Given request: Write out each line of the listing as it stands, without the images.

-- -- --

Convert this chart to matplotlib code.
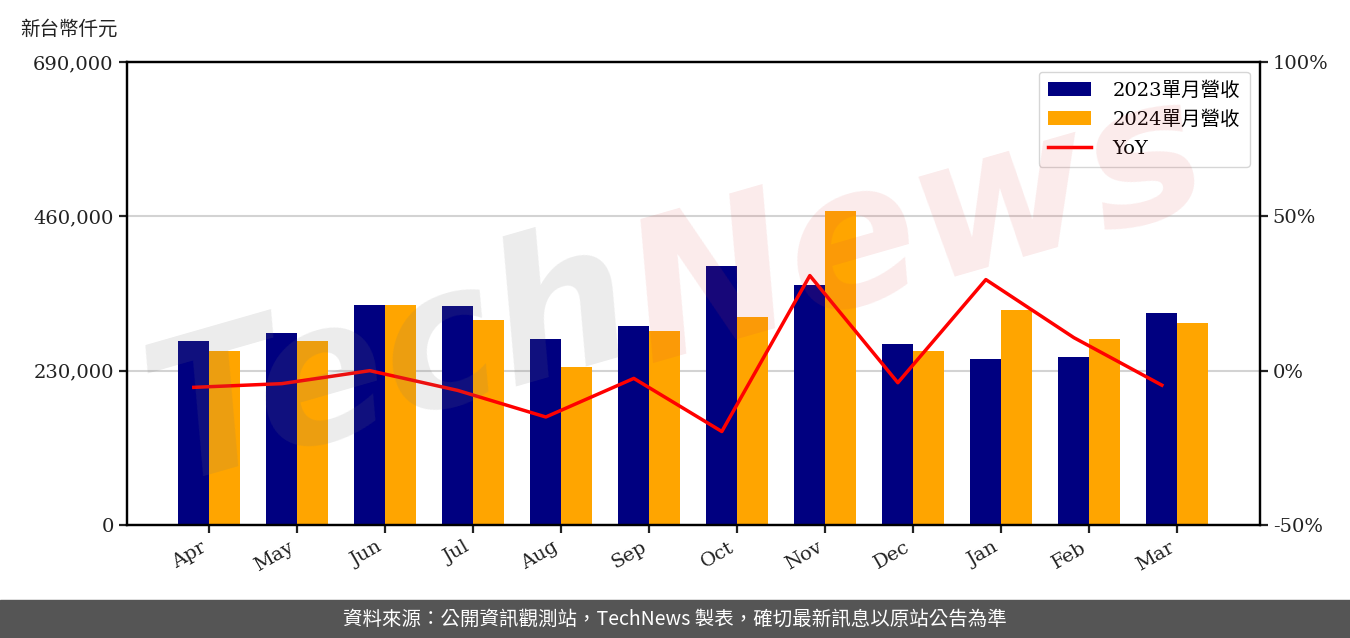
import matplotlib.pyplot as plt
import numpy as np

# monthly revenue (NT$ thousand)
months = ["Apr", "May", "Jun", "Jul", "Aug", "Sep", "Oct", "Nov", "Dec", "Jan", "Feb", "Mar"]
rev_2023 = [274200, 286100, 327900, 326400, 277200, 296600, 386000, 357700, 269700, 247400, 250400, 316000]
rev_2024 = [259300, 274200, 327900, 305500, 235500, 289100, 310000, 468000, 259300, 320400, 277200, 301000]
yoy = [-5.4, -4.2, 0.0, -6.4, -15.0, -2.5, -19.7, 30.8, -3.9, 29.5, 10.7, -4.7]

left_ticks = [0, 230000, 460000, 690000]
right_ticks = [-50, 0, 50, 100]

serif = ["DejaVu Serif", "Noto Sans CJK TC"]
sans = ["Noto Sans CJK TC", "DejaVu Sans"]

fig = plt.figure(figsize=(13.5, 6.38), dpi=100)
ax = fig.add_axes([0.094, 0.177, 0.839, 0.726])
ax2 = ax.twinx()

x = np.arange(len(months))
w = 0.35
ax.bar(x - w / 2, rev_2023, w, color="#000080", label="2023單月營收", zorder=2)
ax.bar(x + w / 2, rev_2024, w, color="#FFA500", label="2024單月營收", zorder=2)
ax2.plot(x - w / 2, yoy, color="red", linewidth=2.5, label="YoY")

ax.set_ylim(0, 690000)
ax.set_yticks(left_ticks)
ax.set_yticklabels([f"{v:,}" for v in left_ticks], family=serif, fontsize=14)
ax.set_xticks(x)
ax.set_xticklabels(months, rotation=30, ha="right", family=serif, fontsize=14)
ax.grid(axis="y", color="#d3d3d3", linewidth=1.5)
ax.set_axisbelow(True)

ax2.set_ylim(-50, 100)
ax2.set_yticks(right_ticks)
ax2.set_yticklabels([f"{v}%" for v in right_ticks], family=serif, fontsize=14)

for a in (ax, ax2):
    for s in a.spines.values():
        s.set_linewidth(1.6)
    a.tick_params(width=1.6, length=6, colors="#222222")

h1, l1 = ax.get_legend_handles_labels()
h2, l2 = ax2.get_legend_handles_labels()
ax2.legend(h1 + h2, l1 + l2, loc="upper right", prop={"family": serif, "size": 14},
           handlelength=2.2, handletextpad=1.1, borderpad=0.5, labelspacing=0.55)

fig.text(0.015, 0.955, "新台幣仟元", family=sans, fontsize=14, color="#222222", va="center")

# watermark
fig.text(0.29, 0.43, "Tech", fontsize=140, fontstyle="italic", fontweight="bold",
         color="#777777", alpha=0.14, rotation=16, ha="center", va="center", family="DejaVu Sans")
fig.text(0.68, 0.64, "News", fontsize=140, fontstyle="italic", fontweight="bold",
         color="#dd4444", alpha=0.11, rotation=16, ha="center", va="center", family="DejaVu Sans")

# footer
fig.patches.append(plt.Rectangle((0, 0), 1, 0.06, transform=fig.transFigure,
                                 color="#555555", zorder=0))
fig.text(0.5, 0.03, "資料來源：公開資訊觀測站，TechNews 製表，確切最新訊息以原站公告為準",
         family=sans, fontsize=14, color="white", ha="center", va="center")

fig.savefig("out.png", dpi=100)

-- -- --

Solution to this task:
Convert this chart to matplotlib code.
import matplotlib.pyplot as plt
import numpy as np

# monthly revenue (NT$ thousand)
months = ["Apr", "May", "Jun", "Jul", "Aug", "Sep", "Oct", "Nov", "Dec", "Jan", "Feb", "Mar"]
rev_2023 = [274200, 286100, 327900, 326400, 277200, 296600, 386000, 357700, 269700, 247400, 250400, 316000]
rev_2024 = [259300, 274200, 327900, 305500, 235500, 289100, 310000, 468000, 259300, 320400, 277200, 301000]
yoy = [-5.4, -4.2, 0.0, -6.4, -15.0, -2.5, -19.7, 30.8, -3.9, 29.5, 10.7, -4.7]

left_ticks = [0, 230000, 460000, 690000]
right_ticks = [-50, 0, 50, 100]

serif = ["DejaVu Serif", "Noto Sans CJK TC"]
sans = ["Noto Sans CJK TC", "DejaVu Sans"]

fig = plt.figure(figsize=(13.5, 6.38), dpi=100)
ax = fig.add_axes([0.094, 0.177, 0.839, 0.726])
ax2 = ax.twinx()

x = np.arange(len(months))
w = 0.35
ax.bar(x - w / 2, rev_2023, w, color="#000080", label="2023單月營收", zorder=2)
ax.bar(x + w / 2, rev_2024, w, color="#FFA500", label="2024單月營收", zorder=2)
ax2.plot(x - w / 2, yoy, color="red", linewidth=2.5, label="YoY")

ax.set_ylim(0, 690000)
ax.set_yticks(left_ticks)
ax.set_yticklabels([f"{v:,}" for v in left_ticks], family=serif, fontsize=14)
ax.set_xticks(x)
ax.set_xticklabels(months, rotation=30, ha="right", family=serif, fontsize=14)
ax.grid(axis="y", color="#d3d3d3", linewidth=1.5)
ax.set_axisbelow(True)

ax2.set_ylim(-50, 100)
ax2.set_yticks(right_ticks)
ax2.set_yticklabels([f"{v}%" for v in right_ticks], family=serif, fontsize=14)

for a in (ax, ax2):
    for s in a.spines.values():
        s.set_linewidth(1.6)
    a.tick_params(width=1.6, length=6, colors="#222222")

h1, l1 = ax.get_legend_handles_labels()
h2, l2 = ax2.get_legend_handles_labels()
ax2.legend(h1 + h2, l1 + l2, loc="upper right", prop={"family": serif, "size": 14},
           handlelength=2.2, handletextpad=1.1, borderpad=0.5, labelspacing=0.55)

fig.text(0.015, 0.955, "新台幣仟元", family=sans, fontsize=14, color="#222222", va="center")

# watermark
fig.text(0.29, 0.43, "Tech", fontsize=140, fontstyle="italic", fontweight="bold",
         color="#777777", alpha=0.14, rotation=16, ha="center", va="center", family="DejaVu Sans")
fig.text(0.68, 0.64, "News", fontsize=140, fontstyle="italic", fontweight="bold",
         color="#dd4444", alpha=0.11, rotation=16, ha="center", va="center", family="DejaVu Sans")

# footer
fig.patches.append(plt.Rectangle((0, 0), 1, 0.06, transform=fig.transFigure,
                                 color="#555555", zorder=0))
fig.text(0.5, 0.03, "資料來源：公開資訊觀測站，TechNews 製表，確切最新訊息以原站公告為準",
         family=sans, fontsize=14, color="white", ha="center", va="center")

fig.savefig("out.png", dpi=100)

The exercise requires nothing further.